One of the wonders of the modern age is the wide variety of media that serve the noble and age-old purpose of storytelling. Cable TV is turning out some truly outstanding tales and has largely supplanted the Big Screen in terms of quality, character-driven storytelling. And, so I hear, the world of video games is offering up Story with a capital “S.” Terra incognita for me, but I tend to believe it’s true, based on the indisputable fact that video games are serving up some incredibly good music.
So I was intrigued but not surprised to see an NPR story touting Red Dead Redemption as author Jason Sheehan’s favorite Western of all time.
Sheehan recounts his early exposure to the Western via his dad:
I watched Jeremiah Johnson with him a dozen times, and A Man Called Horse. I saw Duck, You Sucker! when I was too young to understand anything more than the motorcycles and the dynamite and The Missouri Breaks when I was too young to understand anything at all. I still consider The Outlaw Josey Wales one of the most perfect American stories ever told.

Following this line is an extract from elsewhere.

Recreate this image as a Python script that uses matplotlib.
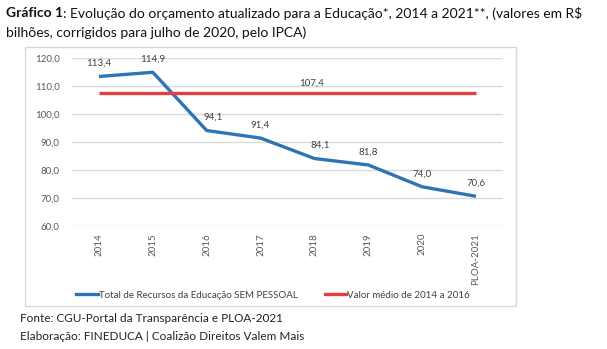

But it isn’t my favorite. No, my favorite Western of all time? The grand horse opera that eclipses them all? That would be Red Dead Redemption.
Red Dead, like all great Westerns, has a velocity of narrative that is, ultimately, undeniable. There is badness in the world, and it must be met with badness. There is innocence, and it must be defended fiercely. There is a world out there that is moving on — spawning revolution upon revolution, a glorious modernity that will outpace us all — and it must be met face-on.
The man really likes this story. Not just a game, but a STORY. Emotionally involving to an extraordinary degree. Seems hard to believe, but there it is. I must confess to a niggling prejudice that inhibits my willingness to accept gaming as legit storytelling. It’s a completely bogus prejudice, based on ignorance. I know this. I also have negative stereotypes fixed in my mind, and I’d rather just go out and shoot than sit on my couch and “shoot.”
But I’ve heard from too many people whom I respect that Red Dead is, in fact, all that, to discount it. And it would be hard to find a setting more amenable to my Frontier Partisan tastes. The Mexican Border, c. 1911? That’s practically where I live. Not to mention that I listen to the soundtrack regularly at work…
I have a standing invitation to play from a friend. I don’t know where or when I’ll find the time, but it seems I really must hit the trail with John Marston.